Mary Todd LincolnMary Todd Lincoln, wife of America's greatest president, Abraham Lincoln, was the most active political spouse between Dolley Madison (her distant relative by marriage) and Eleanor Roosevelt. These first ladies blurred the traditional lines between social and political affairs for presidential spouses.
Mary Todd was a Southern belle from one of the most eminent families in Lexington, Kentucky, “the Athens of the West.” Henry Clay was a family friend and Mary Todd's maternal uncles were U.S. senators from Kentucky and Louisiana. She was unusually well educated for a female of her era. She learned to act in school, loved the opera, and was fluent in French. Her older sister married a lawyer who was an aspiring Illinois politician, the circumstance that brought the 21-year-old Mary Todd to the state where her first cousin was lawyer partner to Abraham Lincoln.
Superficially, the match between Lincoln and Mary Todd seemed incongruous. From a social standpoint, she married down to a man nearly a decade older, more than a foot taller, and lacking social status and graces. Yet their mutual Kentucky origins, Whig partisanship, appreciation of literature, and, most important, their love and ambition for a political life brought them together. After a broken engagement, they finally married on November 4, 1842, and four sons were born over the next decade (Robert Todd, 1843; Edward Baker, 1846; William Wallace, 1850; and Thomas “Tad,” 1853). Mary reared her sons under conditions much harsher than any she had ever experienced in her upbringing and still refined her spouse's outward appearance and encouraged his political ventures with one exception. She blocked his acceptance of the governorship of Oregon, which might have ended his national political advancement.

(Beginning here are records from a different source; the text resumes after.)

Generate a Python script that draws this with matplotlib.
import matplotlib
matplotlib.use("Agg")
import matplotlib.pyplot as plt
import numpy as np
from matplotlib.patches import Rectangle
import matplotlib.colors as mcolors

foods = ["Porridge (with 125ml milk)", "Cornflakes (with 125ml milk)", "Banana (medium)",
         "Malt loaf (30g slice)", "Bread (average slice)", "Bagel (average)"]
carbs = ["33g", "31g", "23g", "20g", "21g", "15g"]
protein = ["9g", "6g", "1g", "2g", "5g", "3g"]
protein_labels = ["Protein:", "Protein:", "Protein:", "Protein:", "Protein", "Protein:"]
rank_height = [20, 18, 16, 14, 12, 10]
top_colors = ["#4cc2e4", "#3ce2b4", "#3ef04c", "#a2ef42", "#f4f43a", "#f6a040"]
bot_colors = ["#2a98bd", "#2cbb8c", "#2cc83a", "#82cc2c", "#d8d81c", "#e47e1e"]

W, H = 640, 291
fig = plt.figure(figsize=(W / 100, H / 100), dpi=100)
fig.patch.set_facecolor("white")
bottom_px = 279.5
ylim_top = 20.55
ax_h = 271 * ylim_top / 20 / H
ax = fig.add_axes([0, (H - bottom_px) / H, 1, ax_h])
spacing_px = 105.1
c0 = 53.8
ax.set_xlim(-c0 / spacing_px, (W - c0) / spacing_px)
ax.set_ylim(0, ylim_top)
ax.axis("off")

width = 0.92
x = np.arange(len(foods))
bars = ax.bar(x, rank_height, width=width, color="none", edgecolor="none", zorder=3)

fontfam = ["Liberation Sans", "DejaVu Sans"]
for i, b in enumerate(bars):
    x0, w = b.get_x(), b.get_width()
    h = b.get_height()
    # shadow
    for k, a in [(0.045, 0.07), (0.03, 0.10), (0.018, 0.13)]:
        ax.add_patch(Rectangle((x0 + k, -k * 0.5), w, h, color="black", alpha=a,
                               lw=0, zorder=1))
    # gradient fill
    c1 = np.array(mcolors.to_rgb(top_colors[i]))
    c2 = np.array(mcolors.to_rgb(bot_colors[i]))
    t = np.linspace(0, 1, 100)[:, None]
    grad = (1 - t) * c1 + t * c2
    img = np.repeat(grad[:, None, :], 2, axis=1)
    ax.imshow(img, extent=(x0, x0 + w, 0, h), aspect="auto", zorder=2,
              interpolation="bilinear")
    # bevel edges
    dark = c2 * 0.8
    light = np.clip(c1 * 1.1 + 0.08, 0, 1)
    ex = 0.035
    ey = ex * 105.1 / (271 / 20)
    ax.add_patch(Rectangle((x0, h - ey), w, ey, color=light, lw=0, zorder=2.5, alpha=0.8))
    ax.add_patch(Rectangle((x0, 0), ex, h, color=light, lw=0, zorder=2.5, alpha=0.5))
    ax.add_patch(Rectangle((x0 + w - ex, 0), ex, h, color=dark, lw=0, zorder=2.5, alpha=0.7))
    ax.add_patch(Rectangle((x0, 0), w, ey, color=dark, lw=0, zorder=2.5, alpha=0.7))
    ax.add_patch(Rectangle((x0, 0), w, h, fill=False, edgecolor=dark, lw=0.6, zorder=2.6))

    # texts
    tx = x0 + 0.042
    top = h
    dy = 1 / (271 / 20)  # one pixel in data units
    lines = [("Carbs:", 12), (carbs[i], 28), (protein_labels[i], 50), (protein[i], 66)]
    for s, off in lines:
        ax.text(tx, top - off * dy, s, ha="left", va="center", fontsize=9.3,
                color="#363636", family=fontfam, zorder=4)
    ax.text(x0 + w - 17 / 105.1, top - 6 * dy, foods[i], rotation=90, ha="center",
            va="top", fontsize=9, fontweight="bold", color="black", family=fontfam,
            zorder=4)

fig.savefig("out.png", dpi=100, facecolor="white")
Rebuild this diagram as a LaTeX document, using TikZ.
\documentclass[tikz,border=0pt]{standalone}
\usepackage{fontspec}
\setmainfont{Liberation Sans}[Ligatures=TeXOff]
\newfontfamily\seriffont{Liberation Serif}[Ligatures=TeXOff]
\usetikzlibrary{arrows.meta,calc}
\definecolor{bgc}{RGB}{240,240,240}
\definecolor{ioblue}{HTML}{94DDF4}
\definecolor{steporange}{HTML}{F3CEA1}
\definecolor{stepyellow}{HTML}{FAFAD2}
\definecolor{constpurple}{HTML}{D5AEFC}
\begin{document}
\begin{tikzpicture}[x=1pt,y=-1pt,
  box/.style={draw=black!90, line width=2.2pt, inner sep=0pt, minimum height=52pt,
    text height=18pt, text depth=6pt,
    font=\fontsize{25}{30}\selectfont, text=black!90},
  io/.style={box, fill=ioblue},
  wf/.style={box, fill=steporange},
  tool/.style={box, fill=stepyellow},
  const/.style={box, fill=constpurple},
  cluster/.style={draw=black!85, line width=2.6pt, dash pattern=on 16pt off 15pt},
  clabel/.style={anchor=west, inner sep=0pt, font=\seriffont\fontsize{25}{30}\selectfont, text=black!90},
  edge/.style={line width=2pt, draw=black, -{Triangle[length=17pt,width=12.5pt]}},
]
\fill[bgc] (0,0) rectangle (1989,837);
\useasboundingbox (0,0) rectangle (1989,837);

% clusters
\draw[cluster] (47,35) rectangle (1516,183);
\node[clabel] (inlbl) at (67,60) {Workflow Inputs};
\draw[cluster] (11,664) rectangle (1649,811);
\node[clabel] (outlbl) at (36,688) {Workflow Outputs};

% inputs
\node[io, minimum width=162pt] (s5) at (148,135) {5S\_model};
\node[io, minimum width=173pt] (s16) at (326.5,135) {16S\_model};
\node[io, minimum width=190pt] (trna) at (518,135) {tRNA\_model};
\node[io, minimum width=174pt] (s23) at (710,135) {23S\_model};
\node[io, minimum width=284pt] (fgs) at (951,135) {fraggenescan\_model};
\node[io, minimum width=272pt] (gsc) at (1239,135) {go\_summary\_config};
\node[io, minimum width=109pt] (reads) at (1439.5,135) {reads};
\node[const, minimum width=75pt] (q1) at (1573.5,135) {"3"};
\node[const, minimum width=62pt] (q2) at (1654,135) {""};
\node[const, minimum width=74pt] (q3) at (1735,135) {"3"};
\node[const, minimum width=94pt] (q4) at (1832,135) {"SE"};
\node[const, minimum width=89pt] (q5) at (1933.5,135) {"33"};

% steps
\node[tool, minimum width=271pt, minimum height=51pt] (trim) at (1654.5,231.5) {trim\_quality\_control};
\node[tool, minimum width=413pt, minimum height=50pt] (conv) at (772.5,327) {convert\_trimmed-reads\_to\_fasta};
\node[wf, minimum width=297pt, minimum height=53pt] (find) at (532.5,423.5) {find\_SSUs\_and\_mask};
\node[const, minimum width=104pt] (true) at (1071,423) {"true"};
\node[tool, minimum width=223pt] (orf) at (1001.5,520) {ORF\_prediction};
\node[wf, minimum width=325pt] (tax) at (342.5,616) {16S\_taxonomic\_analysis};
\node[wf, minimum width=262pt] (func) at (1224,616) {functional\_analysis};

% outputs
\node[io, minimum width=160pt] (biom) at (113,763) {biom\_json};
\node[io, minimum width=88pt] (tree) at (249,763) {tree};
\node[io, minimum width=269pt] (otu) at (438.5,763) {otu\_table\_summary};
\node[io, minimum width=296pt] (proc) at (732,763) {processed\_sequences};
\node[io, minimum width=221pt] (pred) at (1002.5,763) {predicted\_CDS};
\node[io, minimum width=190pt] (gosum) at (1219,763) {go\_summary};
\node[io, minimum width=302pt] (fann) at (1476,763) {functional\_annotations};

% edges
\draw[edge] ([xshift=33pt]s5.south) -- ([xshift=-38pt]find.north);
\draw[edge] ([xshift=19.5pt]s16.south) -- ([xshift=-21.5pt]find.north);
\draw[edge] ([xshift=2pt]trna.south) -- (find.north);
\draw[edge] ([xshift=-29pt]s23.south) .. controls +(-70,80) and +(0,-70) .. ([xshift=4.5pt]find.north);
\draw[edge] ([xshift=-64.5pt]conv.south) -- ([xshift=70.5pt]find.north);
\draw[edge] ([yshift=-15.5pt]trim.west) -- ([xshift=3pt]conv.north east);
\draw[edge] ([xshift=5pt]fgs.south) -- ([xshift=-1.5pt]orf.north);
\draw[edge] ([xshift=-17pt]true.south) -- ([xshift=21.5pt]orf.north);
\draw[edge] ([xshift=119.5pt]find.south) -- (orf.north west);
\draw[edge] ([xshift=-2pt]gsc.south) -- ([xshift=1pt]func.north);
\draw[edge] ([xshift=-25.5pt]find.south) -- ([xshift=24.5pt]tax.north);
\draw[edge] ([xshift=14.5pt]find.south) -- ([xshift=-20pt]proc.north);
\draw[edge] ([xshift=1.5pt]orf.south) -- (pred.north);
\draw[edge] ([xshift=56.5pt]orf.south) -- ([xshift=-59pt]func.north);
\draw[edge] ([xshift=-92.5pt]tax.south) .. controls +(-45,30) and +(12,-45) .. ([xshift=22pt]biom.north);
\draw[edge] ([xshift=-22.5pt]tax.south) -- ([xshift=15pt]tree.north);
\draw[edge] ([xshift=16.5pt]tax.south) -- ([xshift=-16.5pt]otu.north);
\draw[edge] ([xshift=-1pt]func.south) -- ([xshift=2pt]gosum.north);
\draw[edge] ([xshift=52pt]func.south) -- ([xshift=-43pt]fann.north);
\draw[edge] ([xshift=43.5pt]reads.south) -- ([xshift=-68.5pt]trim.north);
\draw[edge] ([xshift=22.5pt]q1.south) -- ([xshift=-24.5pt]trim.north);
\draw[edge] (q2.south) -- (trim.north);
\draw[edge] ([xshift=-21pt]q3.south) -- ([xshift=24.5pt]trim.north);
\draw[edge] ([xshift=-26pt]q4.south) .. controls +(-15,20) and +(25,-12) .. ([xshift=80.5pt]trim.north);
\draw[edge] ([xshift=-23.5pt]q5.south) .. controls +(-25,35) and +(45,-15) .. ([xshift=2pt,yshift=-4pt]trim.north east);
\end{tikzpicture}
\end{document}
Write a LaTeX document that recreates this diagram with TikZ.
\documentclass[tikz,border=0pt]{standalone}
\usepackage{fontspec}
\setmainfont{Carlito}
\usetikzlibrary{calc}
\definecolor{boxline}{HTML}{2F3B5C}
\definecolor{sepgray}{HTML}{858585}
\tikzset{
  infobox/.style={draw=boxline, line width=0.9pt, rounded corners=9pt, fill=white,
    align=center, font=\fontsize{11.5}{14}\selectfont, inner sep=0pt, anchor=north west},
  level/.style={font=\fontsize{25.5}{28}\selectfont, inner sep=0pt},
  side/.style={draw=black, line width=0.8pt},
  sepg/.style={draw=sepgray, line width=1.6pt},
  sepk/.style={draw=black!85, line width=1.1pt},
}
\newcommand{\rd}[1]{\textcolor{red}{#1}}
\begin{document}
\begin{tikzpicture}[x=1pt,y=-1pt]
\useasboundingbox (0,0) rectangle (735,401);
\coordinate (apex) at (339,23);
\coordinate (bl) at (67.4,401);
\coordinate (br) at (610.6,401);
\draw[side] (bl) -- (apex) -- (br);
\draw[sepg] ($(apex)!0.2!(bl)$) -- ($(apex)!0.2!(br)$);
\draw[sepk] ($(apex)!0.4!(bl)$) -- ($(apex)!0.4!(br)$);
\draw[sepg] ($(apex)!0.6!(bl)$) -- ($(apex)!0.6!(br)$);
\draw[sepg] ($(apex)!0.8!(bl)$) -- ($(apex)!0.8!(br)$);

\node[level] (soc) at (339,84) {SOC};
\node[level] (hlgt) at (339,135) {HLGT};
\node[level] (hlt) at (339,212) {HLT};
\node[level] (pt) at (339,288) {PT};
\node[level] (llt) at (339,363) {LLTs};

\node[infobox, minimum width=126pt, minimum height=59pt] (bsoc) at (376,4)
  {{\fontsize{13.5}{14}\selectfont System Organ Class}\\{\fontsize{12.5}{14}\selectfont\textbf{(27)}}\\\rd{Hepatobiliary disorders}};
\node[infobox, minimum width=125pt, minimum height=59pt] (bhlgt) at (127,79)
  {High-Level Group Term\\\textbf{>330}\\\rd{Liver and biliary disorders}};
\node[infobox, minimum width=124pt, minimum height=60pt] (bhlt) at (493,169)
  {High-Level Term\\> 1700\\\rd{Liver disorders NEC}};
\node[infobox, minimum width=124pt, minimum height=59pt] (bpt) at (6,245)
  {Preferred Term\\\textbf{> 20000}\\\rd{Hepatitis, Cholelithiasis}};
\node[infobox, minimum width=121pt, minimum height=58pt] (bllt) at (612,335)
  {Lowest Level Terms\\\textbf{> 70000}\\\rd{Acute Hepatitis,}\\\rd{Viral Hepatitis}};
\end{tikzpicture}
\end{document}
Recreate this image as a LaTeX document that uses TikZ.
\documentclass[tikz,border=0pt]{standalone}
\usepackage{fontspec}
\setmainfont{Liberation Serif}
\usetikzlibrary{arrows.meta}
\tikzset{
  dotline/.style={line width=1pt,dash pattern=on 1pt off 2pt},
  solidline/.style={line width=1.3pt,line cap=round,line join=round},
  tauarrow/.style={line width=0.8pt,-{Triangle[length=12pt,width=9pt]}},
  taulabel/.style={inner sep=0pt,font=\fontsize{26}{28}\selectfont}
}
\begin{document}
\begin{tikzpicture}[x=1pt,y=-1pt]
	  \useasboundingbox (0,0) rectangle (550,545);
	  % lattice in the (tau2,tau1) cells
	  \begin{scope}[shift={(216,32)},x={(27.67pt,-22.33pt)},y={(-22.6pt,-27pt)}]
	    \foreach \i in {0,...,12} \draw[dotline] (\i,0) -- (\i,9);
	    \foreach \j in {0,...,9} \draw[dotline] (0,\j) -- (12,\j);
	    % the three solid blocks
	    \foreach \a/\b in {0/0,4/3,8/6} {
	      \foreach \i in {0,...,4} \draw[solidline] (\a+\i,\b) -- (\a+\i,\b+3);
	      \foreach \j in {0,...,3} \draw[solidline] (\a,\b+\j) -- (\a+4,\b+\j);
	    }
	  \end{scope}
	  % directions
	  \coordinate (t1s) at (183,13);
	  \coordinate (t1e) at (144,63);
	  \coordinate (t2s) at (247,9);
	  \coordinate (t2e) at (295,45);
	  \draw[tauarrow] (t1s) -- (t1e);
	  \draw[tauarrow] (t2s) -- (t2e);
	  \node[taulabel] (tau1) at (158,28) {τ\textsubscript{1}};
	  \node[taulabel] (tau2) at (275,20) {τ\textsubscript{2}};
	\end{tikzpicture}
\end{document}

Abraham had a Republican platform for the nation; Mary Todd had a corresponding agenda for herself and the presidential mansion. She represents the transition from Dolley Madison's Washington social emphasis to Eleanor Roosevelt's national political activism. At a time when most political wives were invisible, Mary Todd Lincoln was as assertive as her spouse when she arrived at the presidential mansion. She embarked on a major redecoration and refurbishment with the goal of transforming it into a national and international symbol of the American presidency; similarly, Abraham continued completion of the dome of the Capitol during the Civil War as a symbol of belief in the continuation of the Union. Mary overspent her project, repeating Abraham's action while pursuing his mission of developing Illinois during his service as a state legislator in Springfield. Running the presidential mansion was Mary's domain, politicians soon discovered. She hosted elegant parties there, as well as receptions, to bolster the national spirit. Again tracking her husband's behavior, Mary organized the first dinner of the new administration to honor the diplomatic corps, thereby putting the secretary of state in his place, just as the president had done to this one-time presidential competitor. Mary Todd, ever the social-conscious hostess, created a new salon boasting dominant political and literary figures that she invited to the executive mansion. The Marine band played “The Mary Lincoln Polka” and a foreign correspondent for the first time referred to the president's wife as first lady.
Her efforts to influence political patronage yielded mixed results but did not induce her to modify her approach. Even when the capital was under a military threat, Mary Todd insisted on remaining there with the president. She encouraged his afternoon carriage rides and attendance of the theater as means of relaxation from his presidential burdens. With characteristic energy, she visited military hospitals and even reviewed Union troops on occasion. Her personal relationship with African Americans exceeded her husband's. Elizabeth Keckley, her dressmaker, for example, was a close friend while she remained in Washington, D.C. Both raised funds for the Contraband Relief Association.
Unfortunately, her energetic agenda to prove her right to preside in the nation's capital even though she had lived on the frontier and had Confederate relatives was undermined by the emotional toll extracted by the deaths of her spouse and all but one son. High-strung and given to mood swings, Mary Todd reached her breaking point and turned to spiritualism and engaged in bizarre behavior. In 1875 her oldest son committed her to an asylum for a short confinement. That episode continues to influence scholars who do not balance that dramatic portion of her life against her multiple contributions to the 16th presidency.